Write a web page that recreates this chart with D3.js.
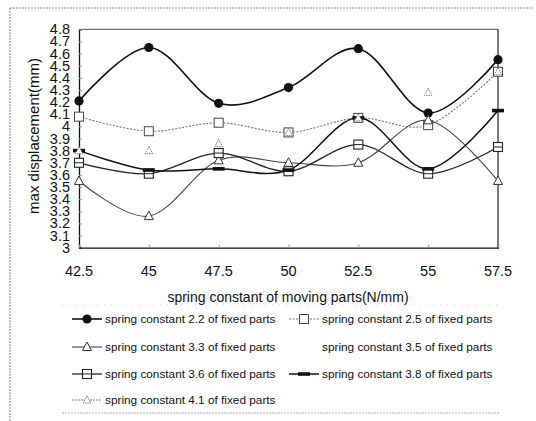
<!DOCTYPE html>
<html><head><meta charset="utf-8">
<script src="https://cdn.jsdelivr.net/npm/d3@7"></script>
<style>body{margin:0;background:#fff}svg{display:block}text{font-family:"Liberation Sans",Arial,sans-serif;fill:#111}</style>
</head><body><svg id="c" width="536" height="421"></svg>
<script>
const categories = ["42.5","45","47.5","50","52.5","55","57.5"];
const yTicks = [3,3.1,3.2,3.3,3.4,3.5,3.6,3.7,3.8,3.9,4,4.1,4.2,4.3,4.4,4.5,4.6,4.7,4.8];
const s22 = [4.21,4.65,4.19,4.32,4.64,4.11,4.55];
const s25 = [4.08,3.96,4.03,3.95,4.07,4.01,4.45];
const s33 = [3.55,3.26,3.72,3.70,3.70,4.05,3.55];
const s36 = [3.70,3.61,3.78,3.63,3.85,3.61,3.83];
const s38 = [3.80,3.64,3.65,3.64,4.07,3.65,4.13];
const s41 = [3.80,3.80,3.86,3.95,4.07,4.28,4.45];
const legendNames = ["spring constant 2.2 of fixed parts","spring constant 2.5 of fixed parts",
 "spring constant 3.3 of fixed parts","spring constant 3.5 of fixed parts",
 "spring constant 3.6 of fixed parts","spring constant 3.8 of fixed parts",
 "spring constant 4.1 of fixed parts"];
const xTitle = "spring constant of moving parts(N/mm)";
const yTitle = "max displacement(mm)";

const svg = d3.select("#c");
const L=79, R=498, T=29.3, B=247.7;
const x = d3.scalePoint().domain(categories).range([L,R]);
const y = d3.scaleLinear().domain([3,4.8]).range([B,T]);

// outer frame (scanned look)
svg.append("line").attr("x1",10).attr("x2",533).attr("y1",8).attr("y2",8).attr("stroke","#888").attr("stroke-dasharray","2,1");
svg.append("line").attr("x1",10).attr("x2",10).attr("y1",8).attr("y2",421).attr("stroke","#888").attr("stroke-dasharray","2,1");
svg.append("line").attr("x1",62).attr("x2",500).attr("y1",413).attr("y2",413).attr("stroke","#aaa").attr("stroke-dasharray","2,1");
svg.append("line").attr("x1",62).attr("x2",500).attr("y1",305).attr("y2",305).attr("stroke","#ccc").attr("stroke-dasharray","1,6");

// plot box
svg.append("line").attr("x1",L).attr("x2",R).attr("y1",T).attr("y2",T).attr("stroke","#555").attr("stroke-width",1);
svg.append("line").attr("x1",R).attr("x2",R).attr("y1",T).attr("y2",B).attr("stroke","#222").attr("stroke-width",1.2);

const ya = svg.append("g").attr("transform",`translate(${L},0)`)
  .call(d3.axisRight(y).tickValues(yTicks).tickSize(3).tickFormat(""));
ya.select(".domain").attr("stroke","#111").attr("stroke-width",1.3);
ya.selectAll(".tick line").attr("stroke","#999");
const xa = svg.append("g").attr("transform",`translate(0,${B})`)
  .call(d3.axisTop(x).tickSize(3).tickFormat(""));
xa.select(".domain").attr("stroke","#111").attr("stroke-width",1.3);
xa.selectAll(".tick line").attr("stroke","#999");

svg.append("g").selectAll("text").data(yTicks).join("text")
  .attr("x",70).attr("y",d=>y(d)+5).attr("text-anchor","end").attr("font-size",14.5)
  .text(d=>d3.format("")(d));
svg.append("g").selectAll("text").data(categories).join("text")
  .attr("x",d=>x(d)).attr("y",276).attr("text-anchor","middle").attr("font-size",14.5).text(d=>d);
svg.append("text").attr("x",288).attr("y",302).attr("text-anchor","middle").attr("font-size",14).text(xTitle);
svg.append("text").attr("transform","translate(39,136) rotate(-90)").attr("text-anchor","middle").attr("font-size",15).text(yTitle);

const line = d3.line().x((d,i)=>x(categories[i])).y(d=>y(d)).curve(d3.curveCardinal.tension(0));

const series = [
 {v:s22, stroke:"#111", w:1.6, dash:null, m:"circle"},
 {v:s25, stroke:"#777", w:1.1, dash:"2,1.5", m:"square"},
 {v:s33, stroke:"#444", w:1.1, dash:null, m:"tri"},
 {v:null, stroke:"none", w:0, dash:null, m:"none"},
 {v:s36, stroke:"#222", w:1.3, dash:null, m:"boxcross"},
 {v:s38, stroke:"#111", w:1.5, dash:null, m:"bar"},
 {v:s41, stroke:"#e4e4e4", w:0.5, dash:"1,4", m:"trismall"}
];

function marker(g, type, cx, cy){
  if(type==="circle") g.append("circle").attr("cx",cx).attr("cy",cy).attr("r",4.6).attr("fill","#111");
  else if(type==="square") g.append("rect").attr("x",cx-4.5).attr("y",cy-4.5).attr("width",9).attr("height",9).attr("fill","#fff").attr("stroke","#444").attr("stroke-width",1);
  else if(type==="tri") g.append("path").attr("d",`M${cx},${cy-5}L${cx+4.5},${cy+3.5}L${cx-4.5},${cy+3.5}Z`).attr("fill","#fff").attr("stroke","#333").attr("stroke-width",1);
  else if(type==="boxcross"){ g.append("rect").attr("x",cx-4.5).attr("y",cy-4.5).attr("width",9).attr("height",9).attr("fill","#fff").attr("stroke","#222").attr("stroke-width",1.1);
    g.append("path").attr("d",`M${cx-4.5},${cy}H${cx+4.5}`).attr("stroke","#222").attr("stroke-width",1);}
  else if(type==="bar") g.append("rect").attr("x",cx-6).attr("y",cy-1.8).attr("width",12).attr("height",3.6).attr("fill","#111");
  else if(type==="trismall") g.append("path").attr("d",`M${cx},${cy-4}L${cx+3.8},${cy+3}L${cx-3.8},${cy+3}Z`).attr("fill","#fff").attr("stroke","#666").attr("stroke-width",0.9).attr("stroke-dasharray","1.5,1");
}

const plot = svg.append("g");
series.forEach(s=>{
  if(!s.v) return;
  plot.append("path").attr("d",line(s.v)).attr("fill","none").attr("stroke",s.stroke)
    .attr("stroke-width",s.w).attr("stroke-dasharray",s.dash);
});
series.forEach(s=>{
  if(!s.v) return;
  s.v.forEach((d,i)=>marker(plot,s.m,x(categories[i]),y(d)));
});

// legend
const lg = svg.append("g");
const colX=[72,289], rowY=[319,347,374,400];
legendNames.forEach((n,i)=>{
  const cx=colX[i%2], cy=rowY[Math.floor(i/2)];
  const s=series[i];
  if(s.v){
    lg.append("line").attr("x1",cx).attr("x2",cx+30).attr("y1",cy).attr("y2",cy)
      .attr("stroke",s.m==="trismall"?"#777":s.stroke).attr("stroke-width",Math.max(s.w,1)).attr("stroke-dasharray",s.m==="trismall"?"2,1":s.dash);
    marker(lg,s.m,cx+15,cy);
  }
  lg.append("text").attr("x",cx+33).attr("y",cy+4).attr("font-size",11.8).text(n);
});
</script></body></html>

********

PROBLEM DESCRIPTION:
Set every line down exactly as written, leaving each picture out.

OUTPUT:
Write a web page that recreates this chart with D3.js.
<!DOCTYPE html>
<html><head><meta charset="utf-8">
<script src="https://cdn.jsdelivr.net/npm/d3@7"></script>
<style>body{margin:0;background:#fff}svg{display:block}text{font-family:"Liberation Sans",Arial,sans-serif;fill:#111}</style>
</head><body><svg id="c" width="536" height="421"></svg>
<script>
const categories = ["42.5","45","47.5","50","52.5","55","57.5"];
const yTicks = [3,3.1,3.2,3.3,3.4,3.5,3.6,3.7,3.8,3.9,4,4.1,4.2,4.3,4.4,4.5,4.6,4.7,4.8];
const s22 = [4.21,4.65,4.19,4.32,4.64,4.11,4.55];
const s25 = [4.08,3.96,4.03,3.95,4.07,4.01,4.45];
const s33 = [3.55,3.26,3.72,3.70,3.70,4.05,3.55];
const s36 = [3.70,3.61,3.78,3.63,3.85,3.61,3.83];
const s38 = [3.80,3.64,3.65,3.64,4.07,3.65,4.13];
const s41 = [3.80,3.80,3.86,3.95,4.07,4.28,4.45];
const legendNames = ["spring constant 2.2 of fixed parts","spring constant 2.5 of fixed parts",
 "spring constant 3.3 of fixed parts","spring constant 3.5 of fixed parts",
 "spring constant 3.6 of fixed parts","spring constant 3.8 of fixed parts",
 "spring constant 4.1 of fixed parts"];
const xTitle = "spring constant of moving parts(N/mm)";
const yTitle = "max displacement(mm)";

const svg = d3.select("#c");
const L=79, R=498, T=29.3, B=247.7;
const x = d3.scalePoint().domain(categories).range([L,R]);
const y = d3.scaleLinear().domain([3,4.8]).range([B,T]);

// outer frame (scanned look)
svg.append("line").attr("x1",10).attr("x2",533).attr("y1",8).attr("y2",8).attr("stroke","#888").attr("stroke-dasharray","2,1");
svg.append("line").attr("x1",10).attr("x2",10).attr("y1",8).attr("y2",421).attr("stroke","#888").attr("stroke-dasharray","2,1");
svg.append("line").attr("x1",62).attr("x2",500).attr("y1",413).attr("y2",413).attr("stroke","#aaa").attr("stroke-dasharray","2,1");
svg.append("line").attr("x1",62).attr("x2",500).attr("y1",305).attr("y2",305).attr("stroke","#ccc").attr("stroke-dasharray","1,6");

// plot box
svg.append("line").attr("x1",L).attr("x2",R).attr("y1",T).attr("y2",T).attr("stroke","#555").attr("stroke-width",1);
svg.append("line").attr("x1",R).attr("x2",R).attr("y1",T).attr("y2",B).attr("stroke","#222").attr("stroke-width",1.2);

const ya = svg.append("g").attr("transform",`translate(${L},0)`)
  .call(d3.axisRight(y).tickValues(yTicks).tickSize(3).tickFormat(""));
ya.select(".domain").attr("stroke","#111").attr("stroke-width",1.3);
ya.selectAll(".tick line").attr("stroke","#999");
const xa = svg.append("g").attr("transform",`translate(0,${B})`)
  .call(d3.axisTop(x).tickSize(3).tickFormat(""));
xa.select(".domain").attr("stroke","#111").attr("stroke-width",1.3);
xa.selectAll(".tick line").attr("stroke","#999");

svg.append("g").selectAll("text").data(yTicks).join("text")
  .attr("x",70).attr("y",d=>y(d)+5).attr("text-anchor","end").attr("font-size",14.5)
  .text(d=>d3.format("")(d));
svg.append("g").selectAll("text").data(categories).join("text")
  .attr("x",d=>x(d)).attr("y",276).attr("text-anchor","middle").attr("font-size",14.5).text(d=>d);
svg.append("text").attr("x",288).attr("y",302).attr("text-anchor","middle").attr("font-size",14).text(xTitle);
svg.append("text").attr("transform","translate(39,136) rotate(-90)").attr("text-anchor","middle").attr("font-size",15).text(yTitle);

const line = d3.line().x((d,i)=>x(categories[i])).y(d=>y(d)).curve(d3.curveCardinal.tension(0));

const series = [
 {v:s22, stroke:"#111", w:1.6, dash:null, m:"circle"},
 {v:s25, stroke:"#777", w:1.1, dash:"2,1.5", m:"square"},
 {v:s33, stroke:"#444", w:1.1, dash:null, m:"tri"},
 {v:null, stroke:"none", w:0, dash:null, m:"none"},
 {v:s36, stroke:"#222", w:1.3, dash:null, m:"boxcross"},
 {v:s38, stroke:"#111", w:1.5, dash:null, m:"bar"},
 {v:s41, stroke:"#e4e4e4", w:0.5, dash:"1,4", m:"trismall"}
];

function marker(g, type, cx, cy){
  if(type==="circle") g.append("circle").attr("cx",cx).attr("cy",cy).attr("r",4.6).attr("fill","#111");
  else if(type==="square") g.append("rect").attr("x",cx-4.5).attr("y",cy-4.5).attr("width",9).attr("height",9).attr("fill","#fff").attr("stroke","#444").attr("stroke-width",1);
  else if(type==="tri") g.append("path").attr("d",`M${cx},${cy-5}L${cx+4.5},${cy+3.5}L${cx-4.5},${cy+3.5}Z`).attr("fill","#fff").attr("stroke","#333").attr("stroke-width",1);
  else if(type==="boxcross"){ g.append("rect").attr("x",cx-4.5).attr("y",cy-4.5).attr("width",9).attr("height",9).attr("fill","#fff").attr("stroke","#222").attr("stroke-width",1.1);
    g.append("path").attr("d",`M${cx-4.5},${cy}H${cx+4.5}`).attr("stroke","#222").attr("stroke-width",1);}
  else if(type==="bar") g.append("rect").attr("x",cx-6).attr("y",cy-1.8).attr("width",12).attr("height",3.6).attr("fill","#111");
  else if(type==="trismall") g.append("path").attr("d",`M${cx},${cy-4}L${cx+3.8},${cy+3}L${cx-3.8},${cy+3}Z`).attr("fill","#fff").attr("stroke","#666").attr("stroke-width",0.9).attr("stroke-dasharray","1.5,1");
}

const plot = svg.append("g");
series.forEach(s=>{
  if(!s.v) return;
  plot.append("path").attr("d",line(s.v)).attr("fill","none").attr("stroke",s.stroke)
    .attr("stroke-width",s.w).attr("stroke-dasharray",s.dash);
});
series.forEach(s=>{
  if(!s.v) return;
  s.v.forEach((d,i)=>marker(plot,s.m,x(categories[i]),y(d)));
});

// legend
const lg = svg.append("g");
const colX=[72,289], rowY=[319,347,374,400];
legendNames.forEach((n,i)=>{
  const cx=colX[i%2], cy=rowY[Math.floor(i/2)];
  const s=series[i];
  if(s.v){
    lg.append("line").attr("x1",cx).attr("x2",cx+30).attr("y1",cy).attr("y2",cy)
      .attr("stroke",s.m==="trismall"?"#777":s.stroke).attr("stroke-width",Math.max(s.w,1)).attr("stroke-dasharray",s.m==="trismall"?"2,1":s.dash);
    marker(lg,s.m,cx+15,cy);
  }
  lg.append("text").attr("x",cx+33).attr("y",cy+4).attr("font-size",11.8).text(n);
});
</script></body></html>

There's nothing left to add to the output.